The red tide that has been off coast of Jeffreys Bay over the past two weeks is now causing dead fish to wash up on the beaches.
Red tide can be deadly to marine life like fish, birds and even manatees. And they can have a serious impact on human health, too.
A red tide occurs when the population of certain kinds of algae known as dinoflagellates explodes, creating what’s called an “algal bloom.” Scientists sometimes refer to red tides as harmful algal blooms or HABs.
When millions of these microscopic algae reproduce and cluster in one area of the ocean, they can change the colour of the water.
A rusty shade of red is often seen, though the colour may range from pink or orange to brown or yellow.
A number of factors can cause an algal bloom to grow. Low salinity, a high nutrient content in the water and warmer than usual surface water temperatures are usually cited as contributing to a red tide’s formation.
The water temperature off Jeffreys Bay has been very warm in the past few weeks with temperatures of 27 C being recorded in the canals at Marina Martinique, where sea water is pumped in on a continual basis.
The algae linked to red tides contain a toxin that affects the nervous and digestive systems of animals. Red tides are usually accompanied by a massive die-off of fish, as well as the birds and other animals that feed on fish.
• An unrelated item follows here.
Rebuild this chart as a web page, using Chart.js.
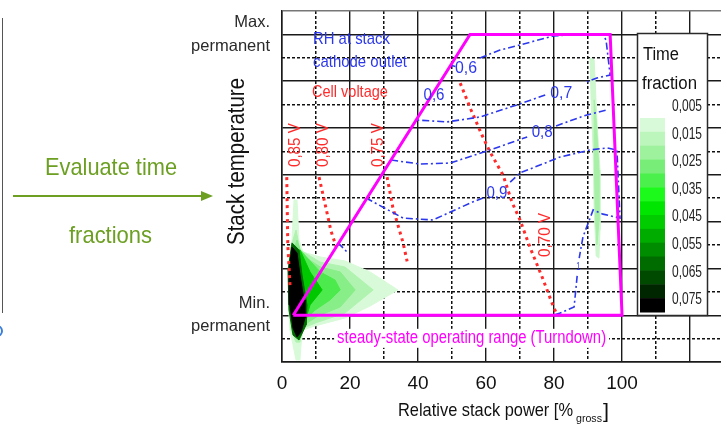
<!DOCTYPE html>
<html lang="en">
<head>
<meta charset="UTF-8">
<title>Time fractions over the stack operating range</title>
<script src="https://cdn.jsdelivr.net/npm/chart.js"></script>
<style>
    body { margin: 0; background: #fff; }
    #wrap { width: 721px; height: 425px; }
</style>
</head>
<body>
<div id="wrap"><canvas id="rangeChart" width="721" height="425"></canvas></div>
<script>
const FONT = "'Liberation Sans', Arial, sans-serif";
const BLUE = '#2c38ec';
const RED = '#ff2b2b';
const MAGENTA = '#ff00ff';
const GREEN_TEXT = '#6c9f22';

// axes
const xTicks = [0, 10, 20, 30, 40, 50, 60, 70, 80, 90, 100, 110, 120];
const xTickLabels = [0, 20, 40, 60, 80, 100];
const yTicks = [0, 1, 2, 3, 4, 5, 6, 7, 8, 9, 10, 11, 12, 13, 14, 15];
const yTickLabels = { 14: ['Max.', 'permanent'], 2: ['Min.', 'permanent'] };

// steady-state operating range (power %, temperature level)
const operatingRange = [[3.3, 2], [55.3, 14], [96.5, 14], [100, 2], [3.3, 2]];

// RH at stack cathode outlet (null = gap for the label)
const rh06 = [[49.4, 12.69], [51.0, 12.63], null, [58.2, 12.99], [64.1, 13.33], [70.0, 13.55], [79.7, 13.93],
    [87.6, 14.02], [94.4, 13.97], [95.3, 13.76], [96.5, 12.26], [92.6, 12.14], [89.7, 11.97], null,
    [77.4, 11.41], [70.0, 11.03], [58.2, 10.47], [48.5, 10.26], [39.7, 10.34]];
const rh08 = [[32.1, 8.63], [40.6, 8.46], [49.4, 8.50], [61.2, 9.06], [72.1, 9.62], null,
    [80.6, 10.09], [89.7, 10.56], [95.6, 10.77]];
const rh09 = [[24.7, 7.01], [35.6, 6.15], [44.4, 6.07], [55.3, 6.79], [59.1, 7.01], null,
    [67.1, 7.69], [70.0, 8.08], [81.8, 8.76], [90.6, 9.06], [95.6, 9.15], [98.5, 9.06], [99.4, 6.15],
    [94.4, 6.32], [91.5, 6.50], [88.5, 5.34], [87.4, 4.44], null, [86.8, 3.68], [85.9, 2.35],
    [81.8, 2.09], [79.7, 2.0]];
const rh10 = [[16.5, 5.09], [19.4, 4.66]];

// cell voltage
const v085 = [[1.4, 7.9], [1.7, 5.0], [2.4, 3.2]];
const v080 = [[10.9, 7.9], [12.9, 6.6], [14.4, 5.6], [16.0, 4.9]];
const v075 = [[30.9, 7.9], [32.6, 6.6], [35.6, 5.1], [36.8, 4.3]];
const v070 = [[52.4, 11.92], [55.6, 10.77], [58.8, 9.70], [61.2, 8.97], [65.0, 7.99], [67.6, 6.84],
    [70.0, 6.07], [72.9, 4.91], [76.5, 3.63], [79.4, 2.52], [80.9, 2.0]];

// time fraction contours (outer to inner)
const tf005 = [[3.53, 6.92], [4.41, 6.92], [5.0, 5.21], [6.18, 4.70], [11.2, 4.49], [18.5, 4.32], [25.9, 3.85],
    [34.1, 3.08], [25.9, 2.39], [18.5, 1.88], [9.71, 1.54], [6.18, 1.37], [5.59, 0.73], [5.29, 0.09],
    [4.12, 0.09], [3.24, 0.73], [2.35, 1.37], [1.76, 2.65], [2.06, 4.36], [2.94, 5.21]];
const tf015 = [[4.12, 5.64], [5.29, 4.79], [11.2, 4.27], [18.5, 4.06], [26.8, 3.08], [18.5, 2.09], [10.6, 1.71],
    [6.18, 1.45], [5.29, 0.85], [4.12, 0.85], [2.65, 1.37], [2.06, 2.65], [2.35, 4.36], [3.24, 5.21]];
const tf025 = [[4.41, 5.21], [5.88, 4.57], [11.2, 4.06], [17.1, 3.85], [21.5, 3.08], [17.1, 2.35], [10.6, 1.97],
    [6.47, 1.58], [4.71, 1.03], [2.94, 1.37], [2.35, 2.65], [2.65, 4.36]];
const tf035 = [[5.29, 4.79], [11.2, 3.85], [15.6, 3.50], [17.1, 3.08], [14.1, 2.65], [9.71, 2.22], [6.76, 1.79],
    [5.0, 1.07], [2.65, 1.79], [2.35, 3.50]];
const tf045 = [[5.29, 4.79], [8.24, 3.85], [11.8, 3.08], [8.24, 2.44], [6.47, 1.58], [4.71, 1.03], [2.35, 2.65],
    [2.65, 4.57]];
const tf060 = [[2.94, 5.09], [5.0, 4.79], [5.88, 3.72], [7.35, 2.44], [7.06, 1.58], [5.0, 0.94], [3.24, 1.15],
    [2.06, 2.22], [1.76, 3.93]];
const tf075 = [[2.94, 4.91], [4.41, 4.66], [5.29, 3.72], [6.47, 2.65], [6.76, 1.88], [5.59, 1.28], [4.41, 1.07],
    [3.24, 1.45], [2.35, 2.44], [2.06, 3.93]];
const tfHighPower = [[90.6, 12.99], [91.8, 12.91], [92.6, 10.34], [93.5, 8.21], [93.5, 5.64], [93.2, 4.44],
    [92.4, 4.53], [91.8, 6.50], [91.5, 9.06], [90.9, 11.2]];
const tfHighPowerCore = [[91.8, 11.2], [92.4, 10.34], [93.2, 8.21], [93.2, 6.0], [92.6, 5.0], [92.1, 6.5],
    [91.8, 9.06]];

// colour bar
const tfColors = ['#d8fad8', '#bcf6bc', '#9ef29e', '#78ee78', '#4cf04c', '#1cfa1c', '#00e600', '#00cc00',
    '#00ac00', '#008c00', '#006c00', '#004a00', '#002600', '#000000'];
const tfLabels = ['0,005', '0,015', '0,025', '0,035', '0,045', '0,055', '0,065', '0,075'];

function splitSegments(pts) {
    const out = [[]];
    pts.forEach(p => p ? out[out.length - 1].push({ x: p[0], y: p[1] }) : out.push([]));
    return out.filter(s => s.length > 1);
}

const datasets = [];
function addLine(pts, style, order) {
    splitSegments(pts).forEach(seg => datasets.push(Object.assign({ data: seg, fill: false, order }, style)));
}
function addArea(pts, color, order) {
    const data = pts.concat([pts[0]]).map(p => ({ x: p[0], y: p[1] }));
    datasets.push({ data, fill: 'shape', backgroundColor: color, borderColor: color, borderWidth: 1, order });
}

addArea(tf005, '#d8fad8', 30);
addArea(tf015, '#b0f3b0', 29);
addArea(tf025, '#88ee88', 28);
addArea(tf035, '#4cea4c', 27);
addArea(tf045, '#00c800', 26);
addArea(tf060, '#006800', 25);
addArea(tf075, '#000000', 24);
addArea(tfHighPower, '#cdf7cd', 23);
addArea(tfHighPowerCore, '#a8f0a8', 22);

const redStyle = { borderColor: RED, borderWidth: 3, borderDash: [3, 4] };
[v085, v080, v075, v070].forEach(v => addLine(v, redStyle, 10));
const blueStyle = { borderColor: BLUE, borderWidth: 1.6, borderDash: [7, 3, 2, 3] };
[rh06, rh08, rh09, rh10].forEach(r => addLine(r, blueStyle, 5));
addLine(operatingRange, { borderColor: MAGENTA, borderWidth: 3 }, 1);

// labels placed in data coordinates
const notes = [
    { text: '0,6', x: 54.1, y: 12.37, w: 22, size: 16, color: BLUE },
    { text: '0,6', x: 44.7, y: 11.2, w: 21, size: 16, color: BLUE },
    { text: '0,7', x: 82.1, y: 11.29, w: 22, size: 16, color: BLUE },
    { text: '0,8', x: 76.5, y: 9.62, w: 21, size: 16, color: BLUE },
    { text: '0,9', x: 63.2, y: 7.01, w: 21, size: 16, color: BLUE },
    { text: '1', x: 87.1, y: 3.93, w: 4, size: 10, color: BLUE },
    { text: '0,85 V', x: 5.3, y: 9.27, w: 44, size: 17, color: RED, rot: true },
    { text: '0,80 V', x: 13.5, y: 9.27, w: 44, size: 17, color: RED, rot: true },
    { text: '0,75 V', x: 29.7, y: 9.27, w: 44, size: 17, color: RED, rot: true },
    { text: '0,70 V', x: 78.8, y: 5.43, w: 44, size: 17, color: RED, rot: true },
    { text: 'RH at stack', x: 9.1, y: 13.59, w: 77, size: 17, color: BLUE, align: 'left' },
    { text: 'cathode outlet', x: 9.1, y: 12.61, w: 94, size: 17, color: BLUE, align: 'left' },
    { text: 'Cell voltage', x: 8.8, y: 11.32, w: 76, size: 17, color: RED, align: 'left' }
];

function fitText(ctx, text, x, y, w, size, color, align, rot) {
    ctx.save();
    ctx.font = size + 'px ' + FONT;
    const k = w / ctx.measureText(text).width;
    ctx.translate(x, y);
    if (rot) ctx.rotate(-Math.PI / 2);
    ctx.scale(k, 1);
    ctx.fillStyle = color;
    ctx.textAlign = align || 'center';
    ctx.textBaseline = 'alphabetic';
    ctx.fillText(text, 0, 0);
    ctx.restore();
}

const figureText = {
    id: 'figureText',
    afterDatasetsDraw(chart) {
        const { ctx } = chart;
        const X = v => chart.scales.x.getPixelForValue(v);
        const Y = v => chart.scales.y.getPixelForValue(v);
        notes.forEach(n => fitText(ctx, n.text, X(n.x), Y(n.y), n.w, n.size, n.color, n.align, n.rot));

        // turndown caption on a white patch
        const tx = X(16.2), ty = Y(0.82);
        ctx.save();
        ctx.fillStyle = '#fff';
        ctx.fillRect(tx - 3, ty - 14, 275, 19);
        ctx.restore();
        fitText(ctx, 'steady-state operating range (Turndown)', tx, ty, 269, 17.5, MAGENTA, 'left');
    },
    afterDraw(chart) {
        const { ctx } = chart;

        // colour bar legend
        ctx.save();
        ctx.fillStyle = '#fff';
        ctx.fillRect(637.5, 33.5, 70, 282);
        ctx.strokeStyle = '#2a2a2a';
        ctx.lineWidth = 1.5;
        ctx.strokeRect(637.5, 33.5, 70, 282);
        const bandH = 194 / tfColors.length;
        tfColors.forEach((c, i) => {
            ctx.fillStyle = c;
            ctx.fillRect(640, 118 + i * bandH, 25, bandH + 0.5);
        });
        ctx.restore();
        fitText(ctx, 'Time', 643, 60, 36, 18, '#111', 'left');
        fitText(ctx, 'fraction', 642, 89, 55, 18, '#111', 'left');
        tfLabels.forEach((t, i) => fitText(ctx, t, 702, 111 + i * 27.6, 30, 16.5, '#222', 'right'));

        // axis titles
        fitText(ctx, 'Stack temperature', 243.5, 161.5, 167, 23, '#111', 'center', true);
        fitText(ctx, 'Relative stack power [%', 398, 416, 175, 19, '#111', 'left');
        fitText(ctx, 'gross', 576, 422, 26, 11, '#111', 'left');
        fitText(ctx, ']', 603, 418, 6, 21, '#111', 'left');

        // left: arrow from the previous panel
        ctx.save();
        ctx.strokeStyle = '#555';
        ctx.lineWidth = 1;
        ctx.beginPath();
        ctx.moveTo(2.5, 18);
        ctx.lineTo(2.5, 313);
        ctx.stroke();
        ctx.strokeStyle = '#3b7dd8';
        ctx.lineWidth = 2;
        ctx.beginPath();
        ctx.arc(-3, 331, 5, 0, Math.PI * 2);
        ctx.stroke();
        ctx.strokeStyle = GREEN_TEXT;
        ctx.fillStyle = GREEN_TEXT;
        ctx.lineWidth = 2;
        ctx.beginPath();
        ctx.moveTo(13, 196);
        ctx.lineTo(204, 196);
        ctx.stroke();
        ctx.beginPath();
        ctx.moveTo(213, 196);
        ctx.lineTo(201, 191);
        ctx.lineTo(201, 201);
        ctx.closePath();
        ctx.fill();
        ctx.restore();
        fitText(ctx, 'Evaluate time', 111, 175, 132, 24, GREEN_TEXT, 'center');
        fitText(ctx, 'fractions', 110.5, 243, 83, 24, GREEN_TEXT, 'center');
    }
};

const setTicks = list => scale => { scale.ticks = list.map(v => ({ value: v })); };
const noPad = s => { s.paddingTop = 0; s.paddingBottom = 0; s.paddingLeft = 0; s.paddingRight = 0; };
const clear = 'rgba(0,0,0,0)';

new Chart(document.getElementById('rangeChart'), {
    type: 'line',
    data: { datasets },
    options: {
        responsive: false,
        animation: false,
        layout: { padding: { top: 11, right: 0, bottom: 0, left: 0 } },
        elements: { point: { radius: 0 }, line: { tension: 0 } },
        plugins: { legend: { display: false }, tooltip: { enabled: false } },
        scales: {
            x: {
                type: 'linear', position: 'bottom', min: 0, max: 129.1,
                afterBuildTicks: setTicks(xTicks),
                afterFit: s => { s.height = 63; noPad(s); },
                grid: { color: c => c.tick && c.tick.value % 20 === 0 ? '#1a1a1a' : clear, lineWidth: 1.4, drawTicks: false },
                border: { color: '#1a1a1a', width: 1.5 },
                ticks: {
                    autoSkip: false, maxRotation: 0, padding: 10, color: '#111',
                    font: { family: FONT, size: 19 },
                    callback: v => xTickLabels.includes(v) ? String(v) : ''
                }
            },
            xMinor: {
                type: 'linear', position: 'bottom', min: 0, max: 129.1,
                afterBuildTicks: setTicks(xTicks),
                afterFit: s => { s.height = 0; noPad(s); },
                grid: { color: c => c.tick && c.tick.value % 20 === 10 ? '#111' : clear, lineWidth: 1.5, drawTicks: false },
                border: { display: false, dash: [3, 2] },
                ticks: { display: false }
            },
            y: {
                type: 'linear', position: 'left', min: 0, max: 15,
                afterBuildTicks: setTicks(yTicks),
                afterFit: s => { s.width = 282; noPad(s); },
                grid: {
                    color: c => !c.tick ? clear : c.tick.value === 15 ? '#777' : c.tick.value % 2 === 0 ? '#1a1a1a' : clear,
                    lineWidth: 1.4, drawTicks: false
                },
                border: { color: '#1a1a1a', width: 1.5 },
                ticks: {
                    autoSkip: false, padding: 12, color: '#2a2a2a',
                    font: { family: FONT, size: 16.5, lineHeight: 1.42 },
                    callback: v => yTickLabels[v] || ''
                }
            },
            yMinor: {
                type: 'linear', position: 'left', min: 0, max: 15,
                afterBuildTicks: setTicks(yTicks),
                afterFit: s => { s.width = 0; noPad(s); },
                grid: { color: c => c.tick && c.tick.value % 2 === 1 && c.tick.value !== 15 ? '#111' : clear, lineWidth: 1.5, drawTicks: false },
                border: { display: false, dash: [3, 2] },
                ticks: { display: false }
            }
        }
    },
    plugins: [figureText]
});
</script>
</body>
</html>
Even larger animals that feed on fish, shellfish and other marine life can be killed if they consume enough of the toxin.
A red tide in Florida, America has been blamed for a significant die-off of manatees, while another red tide in 2012 may have caused a large number of squid deaths in California.
Humans are also vulnerable to the toxic effects of a red tide. Wave action can release the algae’s toxins into the air, causing respiratory problems among people near the shoreline, particularly those with asthma, emphysema or other respiratory illnesses.
Because the toxins can accumulate in shellfish, red tides often cause outbreaks of parasitic shellfish poisoning (PSP) and amnesic shellfish poisoning (ASP).
Both illnesses affect the nervous systems; ASP can cause dizziness and disorientation, and in extreme cases, PSP can cause respiratory paralysis, resulting in death by asphyxiation.
It is therefore strongly advised not to eat mussels or oysters from the JBay waters right now.